--- start Data to process ---

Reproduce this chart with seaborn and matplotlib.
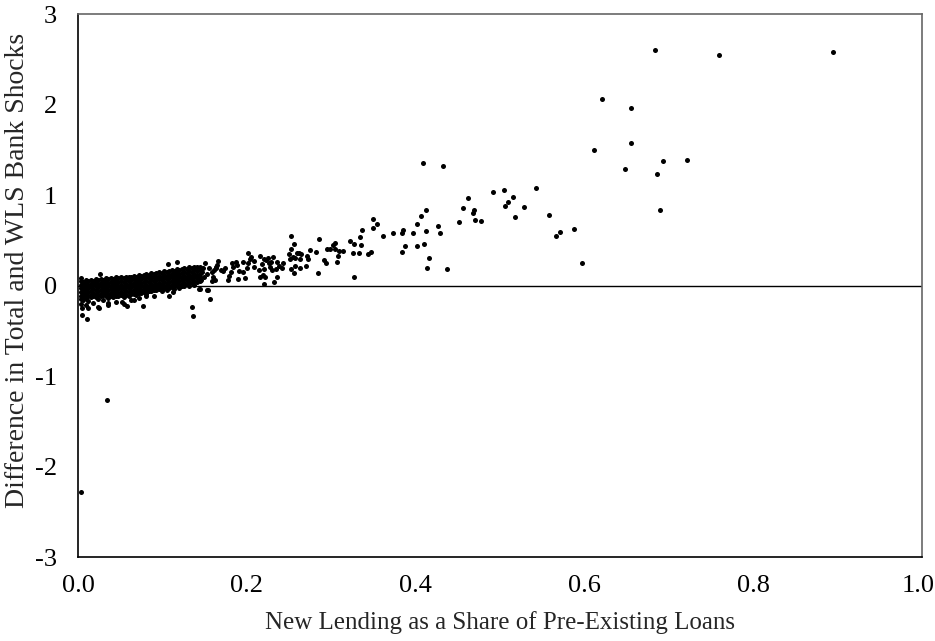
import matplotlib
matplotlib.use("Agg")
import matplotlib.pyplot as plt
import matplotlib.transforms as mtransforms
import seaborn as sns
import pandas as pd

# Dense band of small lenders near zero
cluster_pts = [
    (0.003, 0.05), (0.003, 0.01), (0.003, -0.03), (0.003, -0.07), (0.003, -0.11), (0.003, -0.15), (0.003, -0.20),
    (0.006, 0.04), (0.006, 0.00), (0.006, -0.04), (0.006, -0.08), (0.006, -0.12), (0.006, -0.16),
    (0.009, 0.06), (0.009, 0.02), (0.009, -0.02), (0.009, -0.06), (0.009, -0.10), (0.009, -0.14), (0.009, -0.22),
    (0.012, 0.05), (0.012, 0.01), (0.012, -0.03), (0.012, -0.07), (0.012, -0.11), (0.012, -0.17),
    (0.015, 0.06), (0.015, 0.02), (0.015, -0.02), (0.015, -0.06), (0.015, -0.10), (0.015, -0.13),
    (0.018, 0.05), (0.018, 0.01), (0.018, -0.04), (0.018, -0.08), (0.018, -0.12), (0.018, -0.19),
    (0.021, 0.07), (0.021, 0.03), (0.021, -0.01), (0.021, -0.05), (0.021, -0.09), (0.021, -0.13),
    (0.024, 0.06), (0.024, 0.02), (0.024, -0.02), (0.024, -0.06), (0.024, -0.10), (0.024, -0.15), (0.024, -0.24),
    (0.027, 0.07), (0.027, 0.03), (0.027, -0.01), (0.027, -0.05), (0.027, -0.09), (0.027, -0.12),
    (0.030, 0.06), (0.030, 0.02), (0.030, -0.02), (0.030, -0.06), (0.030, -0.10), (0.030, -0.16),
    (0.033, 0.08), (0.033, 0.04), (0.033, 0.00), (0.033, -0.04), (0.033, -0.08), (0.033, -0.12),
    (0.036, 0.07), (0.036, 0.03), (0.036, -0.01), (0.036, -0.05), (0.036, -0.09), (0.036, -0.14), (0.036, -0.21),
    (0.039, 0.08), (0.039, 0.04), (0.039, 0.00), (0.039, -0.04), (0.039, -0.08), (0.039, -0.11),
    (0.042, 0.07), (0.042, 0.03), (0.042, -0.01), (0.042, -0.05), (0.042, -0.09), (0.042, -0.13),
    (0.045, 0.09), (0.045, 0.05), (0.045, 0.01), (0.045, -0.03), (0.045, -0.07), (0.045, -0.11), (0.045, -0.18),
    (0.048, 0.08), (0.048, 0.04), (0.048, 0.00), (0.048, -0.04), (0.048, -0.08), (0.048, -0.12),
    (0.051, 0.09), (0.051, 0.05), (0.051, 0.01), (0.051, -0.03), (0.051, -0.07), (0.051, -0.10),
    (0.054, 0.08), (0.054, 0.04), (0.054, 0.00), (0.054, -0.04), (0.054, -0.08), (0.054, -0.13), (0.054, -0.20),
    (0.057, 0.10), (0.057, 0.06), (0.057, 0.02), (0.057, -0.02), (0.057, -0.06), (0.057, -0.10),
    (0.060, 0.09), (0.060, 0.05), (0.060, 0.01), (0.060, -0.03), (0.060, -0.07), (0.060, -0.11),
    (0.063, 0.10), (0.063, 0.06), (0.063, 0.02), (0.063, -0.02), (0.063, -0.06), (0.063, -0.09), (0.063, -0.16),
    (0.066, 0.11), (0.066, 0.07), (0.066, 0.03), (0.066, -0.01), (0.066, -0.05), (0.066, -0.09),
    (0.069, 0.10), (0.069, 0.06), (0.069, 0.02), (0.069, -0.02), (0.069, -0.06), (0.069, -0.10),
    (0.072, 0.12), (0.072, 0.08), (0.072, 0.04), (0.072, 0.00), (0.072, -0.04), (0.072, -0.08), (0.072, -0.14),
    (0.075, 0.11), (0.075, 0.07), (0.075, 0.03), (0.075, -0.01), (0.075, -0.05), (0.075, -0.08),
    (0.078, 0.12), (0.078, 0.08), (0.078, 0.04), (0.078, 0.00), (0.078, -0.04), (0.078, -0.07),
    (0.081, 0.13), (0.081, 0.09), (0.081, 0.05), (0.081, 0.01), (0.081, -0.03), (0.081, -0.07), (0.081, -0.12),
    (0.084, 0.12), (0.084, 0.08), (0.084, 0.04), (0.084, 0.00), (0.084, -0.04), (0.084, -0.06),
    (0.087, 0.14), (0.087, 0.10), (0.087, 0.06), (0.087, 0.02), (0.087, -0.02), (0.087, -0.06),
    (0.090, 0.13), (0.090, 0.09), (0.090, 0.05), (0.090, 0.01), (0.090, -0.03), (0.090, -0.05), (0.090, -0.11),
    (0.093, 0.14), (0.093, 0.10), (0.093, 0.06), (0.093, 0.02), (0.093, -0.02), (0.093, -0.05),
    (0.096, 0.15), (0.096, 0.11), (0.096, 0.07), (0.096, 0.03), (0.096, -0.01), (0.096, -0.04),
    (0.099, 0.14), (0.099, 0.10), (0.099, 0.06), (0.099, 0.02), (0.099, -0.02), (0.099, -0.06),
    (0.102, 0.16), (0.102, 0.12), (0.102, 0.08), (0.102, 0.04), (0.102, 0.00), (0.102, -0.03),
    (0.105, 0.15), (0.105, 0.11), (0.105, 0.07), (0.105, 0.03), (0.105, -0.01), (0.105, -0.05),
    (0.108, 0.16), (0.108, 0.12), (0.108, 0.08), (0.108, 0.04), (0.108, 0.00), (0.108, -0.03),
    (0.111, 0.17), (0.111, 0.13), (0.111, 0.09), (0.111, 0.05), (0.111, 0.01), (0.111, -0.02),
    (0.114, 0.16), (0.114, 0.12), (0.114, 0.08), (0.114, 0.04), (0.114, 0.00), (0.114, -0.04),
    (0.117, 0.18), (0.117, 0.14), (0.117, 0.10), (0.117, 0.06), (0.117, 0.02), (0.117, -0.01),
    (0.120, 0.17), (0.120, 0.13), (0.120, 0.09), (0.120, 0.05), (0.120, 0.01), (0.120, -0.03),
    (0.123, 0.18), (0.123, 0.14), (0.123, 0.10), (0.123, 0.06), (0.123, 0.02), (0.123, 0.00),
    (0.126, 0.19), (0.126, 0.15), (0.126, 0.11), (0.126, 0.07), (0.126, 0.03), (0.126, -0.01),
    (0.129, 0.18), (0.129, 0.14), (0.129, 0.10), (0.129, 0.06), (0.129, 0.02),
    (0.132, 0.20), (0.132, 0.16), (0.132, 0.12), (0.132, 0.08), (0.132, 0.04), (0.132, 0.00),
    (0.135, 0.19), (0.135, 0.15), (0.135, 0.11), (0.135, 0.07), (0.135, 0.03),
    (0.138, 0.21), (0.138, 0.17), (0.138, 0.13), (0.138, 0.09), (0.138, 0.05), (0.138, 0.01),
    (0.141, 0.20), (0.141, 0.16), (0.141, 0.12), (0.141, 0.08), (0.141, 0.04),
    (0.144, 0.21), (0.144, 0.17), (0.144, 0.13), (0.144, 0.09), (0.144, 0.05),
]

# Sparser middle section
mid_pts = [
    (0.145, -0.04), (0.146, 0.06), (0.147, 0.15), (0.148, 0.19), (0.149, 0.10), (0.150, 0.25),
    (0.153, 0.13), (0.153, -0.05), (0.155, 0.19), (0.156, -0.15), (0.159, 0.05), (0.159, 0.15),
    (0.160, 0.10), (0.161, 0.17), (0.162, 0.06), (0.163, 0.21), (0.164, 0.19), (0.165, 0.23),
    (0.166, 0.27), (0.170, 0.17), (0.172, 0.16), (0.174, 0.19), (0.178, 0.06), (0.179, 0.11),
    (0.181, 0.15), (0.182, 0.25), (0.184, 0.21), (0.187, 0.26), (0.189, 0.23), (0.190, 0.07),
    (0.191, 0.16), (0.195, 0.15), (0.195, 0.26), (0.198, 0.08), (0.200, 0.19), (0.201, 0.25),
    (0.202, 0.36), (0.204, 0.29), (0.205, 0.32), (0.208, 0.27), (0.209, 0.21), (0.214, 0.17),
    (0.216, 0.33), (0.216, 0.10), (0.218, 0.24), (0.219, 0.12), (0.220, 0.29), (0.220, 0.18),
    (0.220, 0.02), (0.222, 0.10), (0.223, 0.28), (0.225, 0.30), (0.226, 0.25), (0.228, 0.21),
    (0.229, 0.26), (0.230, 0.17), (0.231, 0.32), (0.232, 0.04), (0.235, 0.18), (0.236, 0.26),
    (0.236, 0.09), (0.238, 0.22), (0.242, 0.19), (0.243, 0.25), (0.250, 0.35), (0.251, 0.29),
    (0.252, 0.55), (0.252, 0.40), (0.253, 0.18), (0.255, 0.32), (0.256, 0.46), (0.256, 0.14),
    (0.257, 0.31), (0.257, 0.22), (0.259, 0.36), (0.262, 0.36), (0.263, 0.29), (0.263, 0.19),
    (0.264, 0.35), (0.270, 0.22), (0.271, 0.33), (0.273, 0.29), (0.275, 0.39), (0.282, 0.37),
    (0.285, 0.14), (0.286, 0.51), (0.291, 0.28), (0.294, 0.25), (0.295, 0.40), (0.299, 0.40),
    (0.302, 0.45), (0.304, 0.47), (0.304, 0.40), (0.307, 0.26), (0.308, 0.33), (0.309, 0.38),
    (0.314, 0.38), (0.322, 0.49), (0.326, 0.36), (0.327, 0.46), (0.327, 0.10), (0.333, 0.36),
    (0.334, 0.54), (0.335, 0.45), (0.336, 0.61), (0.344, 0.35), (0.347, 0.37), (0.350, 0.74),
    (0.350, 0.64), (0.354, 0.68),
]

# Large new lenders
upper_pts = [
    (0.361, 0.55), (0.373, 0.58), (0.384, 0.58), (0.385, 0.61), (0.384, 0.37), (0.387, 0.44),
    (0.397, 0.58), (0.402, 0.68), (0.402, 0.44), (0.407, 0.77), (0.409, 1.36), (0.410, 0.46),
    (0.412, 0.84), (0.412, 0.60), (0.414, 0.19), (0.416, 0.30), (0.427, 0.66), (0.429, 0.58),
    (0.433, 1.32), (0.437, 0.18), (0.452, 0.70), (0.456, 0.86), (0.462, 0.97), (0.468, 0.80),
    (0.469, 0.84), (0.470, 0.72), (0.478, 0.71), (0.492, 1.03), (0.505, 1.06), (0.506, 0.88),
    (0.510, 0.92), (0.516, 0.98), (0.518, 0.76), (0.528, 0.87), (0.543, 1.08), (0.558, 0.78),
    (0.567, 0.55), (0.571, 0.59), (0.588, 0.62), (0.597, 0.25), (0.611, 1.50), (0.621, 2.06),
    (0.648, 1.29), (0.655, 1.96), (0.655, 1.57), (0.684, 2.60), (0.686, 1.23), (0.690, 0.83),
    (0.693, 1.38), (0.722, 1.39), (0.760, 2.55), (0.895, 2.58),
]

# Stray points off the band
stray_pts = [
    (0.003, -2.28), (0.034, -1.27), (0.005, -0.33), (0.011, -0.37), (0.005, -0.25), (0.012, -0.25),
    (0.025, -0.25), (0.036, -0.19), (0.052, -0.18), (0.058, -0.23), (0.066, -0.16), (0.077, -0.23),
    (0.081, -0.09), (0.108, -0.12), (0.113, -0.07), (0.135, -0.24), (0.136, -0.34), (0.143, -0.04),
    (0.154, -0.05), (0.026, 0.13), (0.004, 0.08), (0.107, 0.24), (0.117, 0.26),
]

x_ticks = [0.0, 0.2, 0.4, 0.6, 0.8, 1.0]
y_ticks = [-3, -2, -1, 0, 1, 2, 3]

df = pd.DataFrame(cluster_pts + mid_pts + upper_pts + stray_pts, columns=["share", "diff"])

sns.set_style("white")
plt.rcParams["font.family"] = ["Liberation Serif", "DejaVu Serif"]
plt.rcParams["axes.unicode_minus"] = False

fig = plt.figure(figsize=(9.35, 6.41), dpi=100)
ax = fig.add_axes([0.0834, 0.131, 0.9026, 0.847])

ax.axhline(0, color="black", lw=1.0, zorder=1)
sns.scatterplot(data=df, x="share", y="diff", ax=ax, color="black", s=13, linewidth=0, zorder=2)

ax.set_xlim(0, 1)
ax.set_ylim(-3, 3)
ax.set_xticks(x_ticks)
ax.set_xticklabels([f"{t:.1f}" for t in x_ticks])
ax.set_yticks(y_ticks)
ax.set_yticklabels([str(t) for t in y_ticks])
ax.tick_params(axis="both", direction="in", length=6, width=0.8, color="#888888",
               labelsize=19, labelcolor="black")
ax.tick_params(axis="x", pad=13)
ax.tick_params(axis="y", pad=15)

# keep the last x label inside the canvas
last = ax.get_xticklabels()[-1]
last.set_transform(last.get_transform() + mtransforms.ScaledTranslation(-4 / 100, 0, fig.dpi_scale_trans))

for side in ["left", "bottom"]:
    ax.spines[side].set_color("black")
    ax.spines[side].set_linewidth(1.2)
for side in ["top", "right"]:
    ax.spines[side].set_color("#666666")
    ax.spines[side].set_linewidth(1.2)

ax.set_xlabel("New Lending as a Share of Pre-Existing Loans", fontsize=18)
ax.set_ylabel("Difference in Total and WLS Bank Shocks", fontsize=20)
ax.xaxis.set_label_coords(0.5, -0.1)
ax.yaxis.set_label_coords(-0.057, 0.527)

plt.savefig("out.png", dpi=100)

--- end Data to process ---
--- start Data to process ---

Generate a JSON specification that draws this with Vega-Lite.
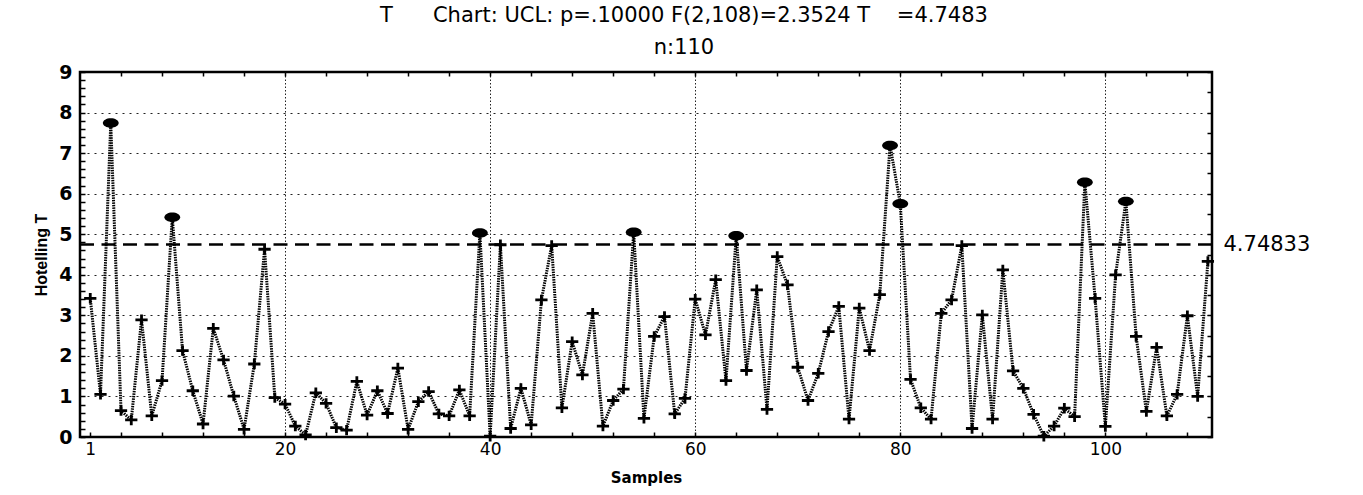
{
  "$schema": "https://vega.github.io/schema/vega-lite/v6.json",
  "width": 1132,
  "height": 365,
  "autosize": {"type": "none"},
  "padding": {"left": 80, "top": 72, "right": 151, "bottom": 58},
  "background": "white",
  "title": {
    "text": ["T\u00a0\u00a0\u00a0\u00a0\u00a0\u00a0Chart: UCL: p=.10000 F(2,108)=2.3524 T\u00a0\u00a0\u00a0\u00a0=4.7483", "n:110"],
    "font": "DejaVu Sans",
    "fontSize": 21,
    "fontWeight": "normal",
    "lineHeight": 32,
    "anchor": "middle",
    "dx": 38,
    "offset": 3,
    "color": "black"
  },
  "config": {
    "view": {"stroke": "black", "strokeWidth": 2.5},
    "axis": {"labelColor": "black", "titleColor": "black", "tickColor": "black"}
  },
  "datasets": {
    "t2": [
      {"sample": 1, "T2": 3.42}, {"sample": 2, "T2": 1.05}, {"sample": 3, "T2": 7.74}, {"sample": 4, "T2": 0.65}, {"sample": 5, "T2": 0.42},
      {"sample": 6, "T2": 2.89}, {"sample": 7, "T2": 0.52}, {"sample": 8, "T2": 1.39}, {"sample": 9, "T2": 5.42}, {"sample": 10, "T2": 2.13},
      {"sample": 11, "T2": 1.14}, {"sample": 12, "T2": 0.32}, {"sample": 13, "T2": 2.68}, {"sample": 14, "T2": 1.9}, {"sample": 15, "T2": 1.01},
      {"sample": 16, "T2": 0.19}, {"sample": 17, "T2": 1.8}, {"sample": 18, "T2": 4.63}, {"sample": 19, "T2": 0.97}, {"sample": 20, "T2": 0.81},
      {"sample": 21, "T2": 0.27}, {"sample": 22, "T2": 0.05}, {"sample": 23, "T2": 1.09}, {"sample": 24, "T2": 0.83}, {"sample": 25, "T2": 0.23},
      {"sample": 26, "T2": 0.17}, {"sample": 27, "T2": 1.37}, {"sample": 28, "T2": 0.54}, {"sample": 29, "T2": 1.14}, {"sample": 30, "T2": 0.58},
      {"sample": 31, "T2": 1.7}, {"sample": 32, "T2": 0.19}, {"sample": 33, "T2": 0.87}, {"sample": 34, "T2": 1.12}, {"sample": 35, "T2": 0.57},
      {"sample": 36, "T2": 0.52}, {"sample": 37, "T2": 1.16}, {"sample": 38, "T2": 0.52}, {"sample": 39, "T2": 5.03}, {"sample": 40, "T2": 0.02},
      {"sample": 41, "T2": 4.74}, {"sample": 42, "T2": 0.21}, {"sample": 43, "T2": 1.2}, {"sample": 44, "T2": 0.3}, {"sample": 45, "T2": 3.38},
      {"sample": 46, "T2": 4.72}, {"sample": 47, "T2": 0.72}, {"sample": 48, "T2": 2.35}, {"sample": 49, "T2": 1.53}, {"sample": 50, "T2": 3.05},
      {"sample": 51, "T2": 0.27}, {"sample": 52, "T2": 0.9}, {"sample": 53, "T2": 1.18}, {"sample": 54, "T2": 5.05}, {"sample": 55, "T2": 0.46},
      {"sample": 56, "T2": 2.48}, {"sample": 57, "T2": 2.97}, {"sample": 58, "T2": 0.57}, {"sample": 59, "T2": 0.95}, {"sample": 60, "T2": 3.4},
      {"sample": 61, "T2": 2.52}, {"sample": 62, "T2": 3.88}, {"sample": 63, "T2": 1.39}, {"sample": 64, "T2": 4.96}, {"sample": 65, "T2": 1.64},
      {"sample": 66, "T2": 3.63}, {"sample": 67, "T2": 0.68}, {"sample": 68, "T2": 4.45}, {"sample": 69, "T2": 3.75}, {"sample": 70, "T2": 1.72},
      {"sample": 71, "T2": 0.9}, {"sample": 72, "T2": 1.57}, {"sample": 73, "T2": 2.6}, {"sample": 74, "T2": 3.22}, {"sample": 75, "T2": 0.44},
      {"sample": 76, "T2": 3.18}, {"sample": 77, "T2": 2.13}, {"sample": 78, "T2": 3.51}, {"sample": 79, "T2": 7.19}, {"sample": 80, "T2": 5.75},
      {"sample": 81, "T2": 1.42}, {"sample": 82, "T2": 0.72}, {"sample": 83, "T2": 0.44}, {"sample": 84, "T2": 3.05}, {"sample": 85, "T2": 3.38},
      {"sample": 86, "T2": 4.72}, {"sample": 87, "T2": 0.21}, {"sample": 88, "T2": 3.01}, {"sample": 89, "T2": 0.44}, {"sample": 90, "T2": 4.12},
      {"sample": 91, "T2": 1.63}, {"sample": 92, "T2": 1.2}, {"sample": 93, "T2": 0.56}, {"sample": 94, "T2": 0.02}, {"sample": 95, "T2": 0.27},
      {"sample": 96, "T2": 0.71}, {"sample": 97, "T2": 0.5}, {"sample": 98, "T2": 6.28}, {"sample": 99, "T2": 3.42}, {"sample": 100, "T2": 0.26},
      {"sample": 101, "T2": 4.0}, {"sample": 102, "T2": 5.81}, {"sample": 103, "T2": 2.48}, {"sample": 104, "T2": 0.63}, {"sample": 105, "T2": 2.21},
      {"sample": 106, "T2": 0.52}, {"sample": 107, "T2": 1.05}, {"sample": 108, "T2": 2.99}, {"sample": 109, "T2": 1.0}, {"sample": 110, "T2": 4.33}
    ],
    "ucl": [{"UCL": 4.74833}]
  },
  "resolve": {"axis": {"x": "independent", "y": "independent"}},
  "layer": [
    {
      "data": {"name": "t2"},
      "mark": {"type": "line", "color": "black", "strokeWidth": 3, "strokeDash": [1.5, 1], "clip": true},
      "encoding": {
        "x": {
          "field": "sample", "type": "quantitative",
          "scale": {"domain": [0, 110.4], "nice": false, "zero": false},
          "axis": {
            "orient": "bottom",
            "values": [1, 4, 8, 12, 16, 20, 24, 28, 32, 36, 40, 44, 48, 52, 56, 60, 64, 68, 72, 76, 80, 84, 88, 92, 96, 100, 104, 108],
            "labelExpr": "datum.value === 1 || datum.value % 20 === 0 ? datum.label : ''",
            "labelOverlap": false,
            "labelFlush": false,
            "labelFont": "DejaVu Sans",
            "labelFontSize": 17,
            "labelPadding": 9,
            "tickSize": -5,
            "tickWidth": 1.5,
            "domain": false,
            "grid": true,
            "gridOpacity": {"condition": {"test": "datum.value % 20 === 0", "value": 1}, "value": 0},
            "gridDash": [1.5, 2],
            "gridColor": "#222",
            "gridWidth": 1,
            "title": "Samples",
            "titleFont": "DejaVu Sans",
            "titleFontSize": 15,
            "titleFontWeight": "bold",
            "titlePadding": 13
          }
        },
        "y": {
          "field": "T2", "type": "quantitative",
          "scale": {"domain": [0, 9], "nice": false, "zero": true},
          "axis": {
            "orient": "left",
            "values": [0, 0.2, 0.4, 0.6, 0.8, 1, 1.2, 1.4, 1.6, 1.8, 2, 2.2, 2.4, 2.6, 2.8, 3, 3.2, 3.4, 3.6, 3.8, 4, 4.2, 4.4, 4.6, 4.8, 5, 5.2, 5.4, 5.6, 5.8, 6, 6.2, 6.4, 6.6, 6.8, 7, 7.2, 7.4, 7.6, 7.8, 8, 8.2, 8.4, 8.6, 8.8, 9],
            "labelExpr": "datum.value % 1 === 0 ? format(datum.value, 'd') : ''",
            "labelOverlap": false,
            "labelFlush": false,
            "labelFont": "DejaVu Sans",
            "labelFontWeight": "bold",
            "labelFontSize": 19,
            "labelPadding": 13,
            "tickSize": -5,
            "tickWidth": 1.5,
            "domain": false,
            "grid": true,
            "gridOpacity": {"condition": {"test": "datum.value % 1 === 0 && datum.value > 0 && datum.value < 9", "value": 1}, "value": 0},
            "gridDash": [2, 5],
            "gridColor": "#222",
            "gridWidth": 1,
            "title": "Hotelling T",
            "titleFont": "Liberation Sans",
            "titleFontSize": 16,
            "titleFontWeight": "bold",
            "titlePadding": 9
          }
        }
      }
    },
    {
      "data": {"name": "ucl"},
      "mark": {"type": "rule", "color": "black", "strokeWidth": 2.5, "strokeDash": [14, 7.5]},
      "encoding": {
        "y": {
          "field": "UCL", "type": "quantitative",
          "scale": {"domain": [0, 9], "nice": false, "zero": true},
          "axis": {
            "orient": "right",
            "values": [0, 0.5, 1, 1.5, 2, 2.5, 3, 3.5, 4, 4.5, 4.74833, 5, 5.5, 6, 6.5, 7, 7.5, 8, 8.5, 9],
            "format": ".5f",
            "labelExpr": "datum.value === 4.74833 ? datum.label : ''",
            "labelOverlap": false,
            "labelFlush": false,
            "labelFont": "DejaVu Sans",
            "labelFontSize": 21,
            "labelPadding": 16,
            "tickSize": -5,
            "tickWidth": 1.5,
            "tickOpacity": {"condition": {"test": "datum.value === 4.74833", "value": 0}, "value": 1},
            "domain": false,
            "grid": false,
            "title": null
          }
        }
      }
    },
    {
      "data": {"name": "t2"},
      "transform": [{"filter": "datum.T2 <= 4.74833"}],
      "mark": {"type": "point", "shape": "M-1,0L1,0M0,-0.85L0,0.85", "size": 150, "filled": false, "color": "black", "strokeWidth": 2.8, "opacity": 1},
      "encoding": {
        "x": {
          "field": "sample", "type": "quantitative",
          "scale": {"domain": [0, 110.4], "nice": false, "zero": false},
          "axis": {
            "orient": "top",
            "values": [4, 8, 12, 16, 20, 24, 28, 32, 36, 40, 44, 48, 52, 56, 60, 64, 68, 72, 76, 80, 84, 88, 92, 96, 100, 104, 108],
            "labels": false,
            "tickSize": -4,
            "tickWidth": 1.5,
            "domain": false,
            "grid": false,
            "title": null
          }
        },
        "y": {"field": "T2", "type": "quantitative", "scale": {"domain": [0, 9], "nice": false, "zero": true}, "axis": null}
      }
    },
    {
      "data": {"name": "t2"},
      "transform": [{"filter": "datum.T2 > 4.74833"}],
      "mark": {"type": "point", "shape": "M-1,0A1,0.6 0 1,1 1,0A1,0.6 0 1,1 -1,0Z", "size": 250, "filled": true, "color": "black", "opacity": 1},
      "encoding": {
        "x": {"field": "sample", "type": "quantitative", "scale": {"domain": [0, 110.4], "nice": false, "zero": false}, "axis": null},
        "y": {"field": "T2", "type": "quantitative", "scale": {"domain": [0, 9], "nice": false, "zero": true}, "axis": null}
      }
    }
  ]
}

--- end Data to process ---

* _Exercise objective_
Using the data above, copy exactly the lines from the one containing "Reproduce this chart" to the one containing "import pandas as pd", inclusive. Exclude the pictures.

* _Correct response_
Reproduce this chart with seaborn and matplotlib.
import matplotlib
matplotlib.use("Agg")
import matplotlib.pyplot as plt
import matplotlib.transforms as mtransforms
import seaborn as sns
import pandas as pd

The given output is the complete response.